WHAT THE EXERCISE ASKS -
Below is some material; set it all down exactly, apart from the pictures.

Rows from a dataset of charts and code

--- begin ---

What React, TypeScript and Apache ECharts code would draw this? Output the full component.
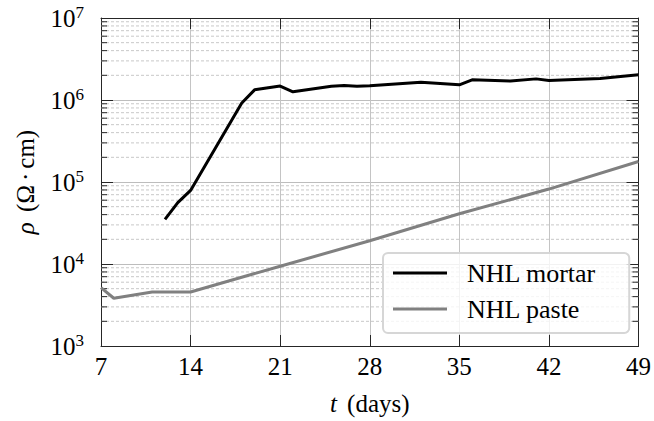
import React, { useEffect, useRef } from "react";
import * as echarts from "echarts";

const FONT = "Times New Roman, Liberation Serif, Tinos, DejaVu Serif, serif";

// NHL mortar
const mortarDays = [12, 13, 14, 18, 19, 21, 22, 25, 26, 27, 28, 32, 35, 36, 39, 41, 42, 46, 49];
const mortarRho = [
  35000, 56000, 79000, 920000, 1330000, 1480000, 1260000, 1470000, 1500000, 1470000, 1490000,
  1650000, 1530000, 1760000, 1700000, 1810000, 1730000, 1830000, 2030000,
];

// NHL paste
const pasteDays = [7, 8, 11, 14, 21, 28, 35, 42, 49];
const pasteRho = [5150, 3820, 4550, 4550, 9400, 19200, 41000, 82000, 178000];

const xTicks = [7, 14, 21, 28, 35, 42, 49];
const yMin = 1000;
const yMax = 10000000;
const decades = [1000, 10000, 100000, 1000000];
const minorMultipliers = [2, 3, 4, 5, 6, 7, 8, 9];
const minorValues = decades.flatMap((d) => minorMultipliers.map((m) => m * d));

const FRAME = "#262626";

export default function App() {
  const ref = useRef<HTMLDivElement>(null);

  useEffect(() => {
    if (!ref.current) return;
    const chart = echarts.init(ref.current, undefined, { renderer: "svg" });
    const xMin = xTicks[0];
    const xMax = xTicks[xTicks.length - 1];

    const axisLine = { show: true, onZero: false, lineStyle: { color: FRAME, width: 1 } };

    const option: any = {
      animation: false,
      backgroundColor: "#ffffff",
      textStyle: { fontFamily: FONT },
      grid: { left: 101, right: 14, top: 18, bottom: 74 },
      legend: {
        data: ["NHL mortar", "NHL paste"],
        orient: "vertical",
        left: 383,
        top: 253,
        padding: [7, 33, 11, 10],
        itemGap: 10,
        itemWidth: 54,
        itemHeight: 3,
        icon: "rect",
        backgroundColor: "rgba(255,255,255,0.8)",
        borderColor: "#d6d6d6",
        borderWidth: 2,
        borderRadius: 5,
        textStyle: {
          fontFamily: FONT,
          fontSize: 26,
          color: "#000",
          padding: [0, 0, 0, 15],
        },
      },
      xAxis: [
        {
          type: "value",
          min: xMin,
          max: xMax,
          interval: 7,
          position: "bottom",
          axisLine,
          axisTick: { show: true, inside: true, length: 11, lineStyle: { color: FRAME, width: 1 } },
          axisLabel: { margin: 8, color: "#000", fontFamily: FONT, fontSize: 25 },
          splitLine: { show: true, lineStyle: { color: "#c4c4c4", width: 1 } },
          name: "{i|t} (days)",
          nameLocation: "middle",
          nameGap: 45,
          nameTextStyle: {
            fontFamily: FONT,
            fontSize: 25,
            color: "#000",
            rich: {
              i: { fontFamily: FONT, fontSize: 25, fontStyle: "italic", color: "#000", padding: [0, 4, 0, 0] },
            },
          },
        },
        {
          type: "value",
          min: xMin,
          max: xMax,
          interval: 7,
          position: "top",
          axisLine,
          axisTick: { show: true, inside: true, length: 11, lineStyle: { color: FRAME, width: 1 } },
          axisLabel: { show: false },
          splitLine: { show: false },
        },
      ],
      yAxis: [
        {
          type: "log",
          logBase: 10,
          min: yMin,
          max: yMax,
          splitNumber: 4,
          position: "left",
          axisLine,
          axisTick: { show: true, inside: true, length: 12, lineStyle: { color: FRAME, width: 1 } },
          axisLabel: {
            margin: 17,
            color: "#000",
            fontFamily: FONT,
            formatter: (v: number) => `{b|10}{s|${Math.round(Math.log10(v))}}`,
            rich: {
              b: { fontFamily: FONT, fontSize: 25, color: "#000" },
              s: { fontFamily: FONT, fontSize: 17, color: "#000", padding: [0, 0, 11, 0] },
            },
          },
          splitLine: { show: true, lineStyle: { color: "#bdbdbd", width: 1 } },
          name: "{i|ρ} {a|(Ω}{d|·}{a|cm)}",
          nameLocation: "middle",
          nameRotate: 90,
          nameGap: 63,
          nameTextStyle: {
            fontFamily: FONT,
            fontSize: 25,
            color: "#000",
            rich: {
              i: { fontFamily: FONT, fontSize: 25, fontStyle: "italic", color: "#000", padding: [0, 4, 0, 0] },
              a: { fontFamily: FONT, fontSize: 25, color: "#000" },
              d: { fontFamily: FONT, fontSize: 25, color: "#000", padding: [0, 4, 0, 4] },
            },
          },
        },
        {
          type: "log",
          logBase: 10,
          min: yMin,
          max: yMax,
          splitNumber: 4,
          position: "right",
          axisLine,
          axisTick: { show: true, inside: true, length: 12, lineStyle: { color: FRAME, width: 1 } },
          axisLabel: { show: false },
          splitLine: { show: false },
        },
      ],
      series: [
        {
          type: "custom",
          name: "minor",
          coordinateSystem: "cartesian2d",
          xAxisIndex: 0,
          yAxisIndex: 0,
          silent: true,
          z: 1,
          encode: { x: 0, y: 1 },
          data: minorValues.map((v) => [xMin, v]),
          renderItem: (_params: any, api: any) => {
            const v = api.value(1);
            const a = api.coord([xMin, v]);
            const b = api.coord([xMax, v]);
            return {
              type: "group",
              children: [
                {
                  type: "line",
                  shape: { x1: a[0], y1: a[1], x2: b[0], y2: b[1] },
                  style: { stroke: "#c8c8c8", lineWidth: 1, lineDash: [3, 2] },
                },
                {
                  type: "line",
                  shape: { x1: a[0], y1: a[1], x2: a[0] + 6, y2: a[1] },
                  style: { stroke: FRAME, lineWidth: 1 },
                },
                {
                  type: "line",
                  shape: { x1: b[0] - 6, y1: b[1], x2: b[0], y2: b[1] },
                  style: { stroke: FRAME, lineWidth: 1 },
                },
              ],
            };
          },
        },
        {
          type: "line",
          name: "NHL mortar",
          xAxisIndex: 0,
          yAxisIndex: 0,
          data: mortarDays.map((d, i) => [d, mortarRho[i]]),
          showSymbol: false,
          symbol: "none",
          z: 5,
          color: "#000000",
          lineStyle: { color: "#000000", width: 3 },
          itemStyle: { color: "#000000" },
        },
        {
          type: "line",
          name: "NHL paste",
          xAxisIndex: 0,
          yAxisIndex: 0,
          data: pasteDays.map((d, i) => [d, pasteRho[i]]),
          showSymbol: false,
          symbol: "none",
          z: 4,
          color: "#808080",
          lineStyle: { color: "#808080", width: 3 },
          itemStyle: { color: "#808080" },
        },
      ],
    };

    chart.setOption(option);
    return () => chart.dispose();
  }, []);

  return <div ref={ref} style={{ width: 654, height: 421, position: "absolute", left: 0, top: 0 }} />;
}
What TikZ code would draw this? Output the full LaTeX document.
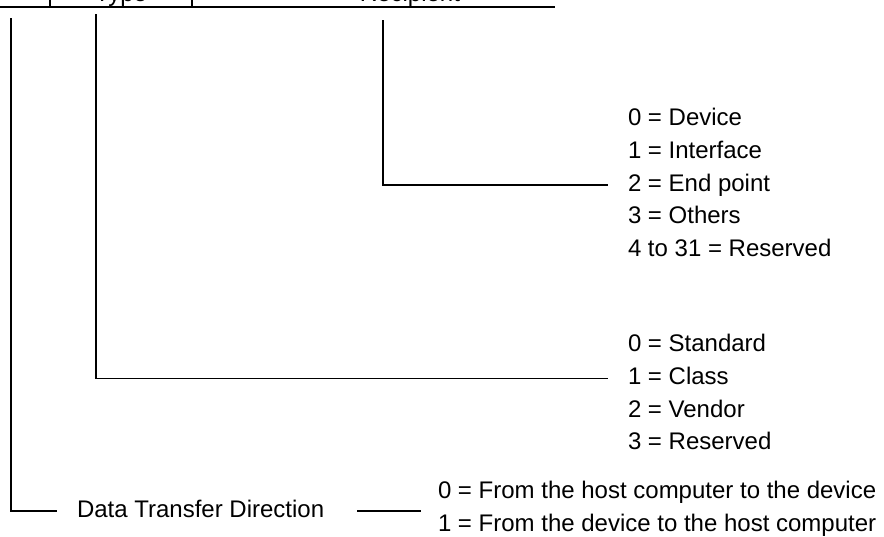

--- end ---

TASK RESULT -
What React, TypeScript and Apache ECharts code would draw this? Output the full component.
import React, { useEffect, useRef } from "react";
import * as echarts from "echarts";

const FONT = "Times New Roman, Liberation Serif, Tinos, DejaVu Serif, serif";

// NHL mortar
const mortarDays = [12, 13, 14, 18, 19, 21, 22, 25, 26, 27, 28, 32, 35, 36, 39, 41, 42, 46, 49];
const mortarRho = [
  35000, 56000, 79000, 920000, 1330000, 1480000, 1260000, 1470000, 1500000, 1470000, 1490000,
  1650000, 1530000, 1760000, 1700000, 1810000, 1730000, 1830000, 2030000,
];

// NHL paste
const pasteDays = [7, 8, 11, 14, 21, 28, 35, 42, 49];
const pasteRho = [5150, 3820, 4550, 4550, 9400, 19200, 41000, 82000, 178000];

const xTicks = [7, 14, 21, 28, 35, 42, 49];
const yMin = 1000;
const yMax = 10000000;
const decades = [1000, 10000, 100000, 1000000];
const minorMultipliers = [2, 3, 4, 5, 6, 7, 8, 9];
const minorValues = decades.flatMap((d) => minorMultipliers.map((m) => m * d));

const FRAME = "#262626";

export default function App() {
  const ref = useRef<HTMLDivElement>(null);

  useEffect(() => {
    if (!ref.current) return;
    const chart = echarts.init(ref.current, undefined, { renderer: "svg" });
    const xMin = xTicks[0];
    const xMax = xTicks[xTicks.length - 1];

    const axisLine = { show: true, onZero: false, lineStyle: { color: FRAME, width: 1 } };

    const option: any = {
      animation: false,
      backgroundColor: "#ffffff",
      textStyle: { fontFamily: FONT },
      grid: { left: 101, right: 14, top: 18, bottom: 74 },
      legend: {
        data: ["NHL mortar", "NHL paste"],
        orient: "vertical",
        left: 383,
        top: 253,
        padding: [7, 33, 11, 10],
        itemGap: 10,
        itemWidth: 54,
        itemHeight: 3,
        icon: "rect",
        backgroundColor: "rgba(255,255,255,0.8)",
        borderColor: "#d6d6d6",
        borderWidth: 2,
        borderRadius: 5,
        textStyle: {
          fontFamily: FONT,
          fontSize: 26,
          color: "#000",
          padding: [0, 0, 0, 15],
        },
      },
      xAxis: [
        {
          type: "value",
          min: xMin,
          max: xMax,
          interval: 7,
          position: "bottom",
          axisLine,
          axisTick: { show: true, inside: true, length: 11, lineStyle: { color: FRAME, width: 1 } },
          axisLabel: { margin: 8, color: "#000", fontFamily: FONT, fontSize: 25 },
          splitLine: { show: true, lineStyle: { color: "#c4c4c4", width: 1 } },
          name: "{i|t} (days)",
          nameLocation: "middle",
          nameGap: 45,
          nameTextStyle: {
            fontFamily: FONT,
            fontSize: 25,
            color: "#000",
            rich: {
              i: { fontFamily: FONT, fontSize: 25, fontStyle: "italic", color: "#000", padding: [0, 4, 0, 0] },
            },
          },
        },
        {
          type: "value",
          min: xMin,
          max: xMax,
          interval: 7,
          position: "top",
          axisLine,
          axisTick: { show: true, inside: true, length: 11, lineStyle: { color: FRAME, width: 1 } },
          axisLabel: { show: false },
          splitLine: { show: false },
        },
      ],
      yAxis: [
        {
          type: "log",
          logBase: 10,
          min: yMin,
          max: yMax,
          splitNumber: 4,
          position: "left",
          axisLine,
          axisTick: { show: true, inside: true, length: 12, lineStyle: { color: FRAME, width: 1 } },
          axisLabel: {
            margin: 17,
            color: "#000",
            fontFamily: FONT,
            formatter: (v: number) => `{b|10}{s|${Math.round(Math.log10(v))}}`,
            rich: {
              b: { fontFamily: FONT, fontSize: 25, color: "#000" },
              s: { fontFamily: FONT, fontSize: 17, color: "#000", padding: [0, 0, 11, 0] },
            },
          },
          splitLine: { show: true, lineStyle: { color: "#bdbdbd", width: 1 } },
          name: "{i|ρ} {a|(Ω}{d|·}{a|cm)}",
          nameLocation: "middle",
          nameRotate: 90,
          nameGap: 63,
          nameTextStyle: {
            fontFamily: FONT,
            fontSize: 25,
            color: "#000",
            rich: {
              i: { fontFamily: FONT, fontSize: 25, fontStyle: "italic", color: "#000", padding: [0, 4, 0, 0] },
              a: { fontFamily: FONT, fontSize: 25, color: "#000" },
              d: { fontFamily: FONT, fontSize: 25, color: "#000", padding: [0, 4, 0, 4] },
            },
          },
        },
        {
          type: "log",
          logBase: 10,
          min: yMin,
          max: yMax,
          splitNumber: 4,
          position: "right",
          axisLine,
          axisTick: { show: true, inside: true, length: 12, lineStyle: { color: FRAME, width: 1 } },
          axisLabel: { show: false },
          splitLine: { show: false },
        },
      ],
      series: [
        {
          type: "custom",
          name: "minor",
          coordinateSystem: "cartesian2d",
          xAxisIndex: 0,
          yAxisIndex: 0,
          silent: true,
          z: 1,
          encode: { x: 0, y: 1 },
          data: minorValues.map((v) => [xMin, v]),
          renderItem: (_params: any, api: any) => {
            const v = api.value(1);
            const a = api.coord([xMin, v]);
            const b = api.coord([xMax, v]);
            return {
              type: "group",
              children: [
                {
                  type: "line",
                  shape: { x1: a[0], y1: a[1], x2: b[0], y2: b[1] },
                  style: { stroke: "#c8c8c8", lineWidth: 1, lineDash: [3, 2] },
                },
                {
                  type: "line",
                  shape: { x1: a[0], y1: a[1], x2: a[0] + 6, y2: a[1] },
                  style: { stroke: FRAME, lineWidth: 1 },
                },
                {
                  type: "line",
                  shape: { x1: b[0] - 6, y1: b[1], x2: b[0], y2: b[1] },
                  style: { stroke: FRAME, lineWidth: 1 },
                },
              ],
            };
          },
        },
        {
          type: "line",
          name: "NHL mortar",
          xAxisIndex: 0,
          yAxisIndex: 0,
          data: mortarDays.map((d, i) => [d, mortarRho[i]]),
          showSymbol: false,
          symbol: "none",
          z: 5,
          color: "#000000",
          lineStyle: { color: "#000000", width: 3 },
          itemStyle: { color: "#000000" },
        },
        {
          type: "line",
          name: "NHL paste",
          xAxisIndex: 0,
          yAxisIndex: 0,
          data: pasteDays.map((d, i) => [d, pasteRho[i]]),
          showSymbol: false,
          symbol: "none",
          z: 4,
          color: "#808080",
          lineStyle: { color: "#808080", width: 3 },
          itemStyle: { color: "#808080" },
        },
      ],
    };

    chart.setOption(option);
    return () => chart.dispose();
  }, []);

  return <div ref={ref} style={{ width: 654, height: 421, position: "absolute", left: 0, top: 0 }} />;
}
What TikZ code would draw this? Output the full LaTeX document.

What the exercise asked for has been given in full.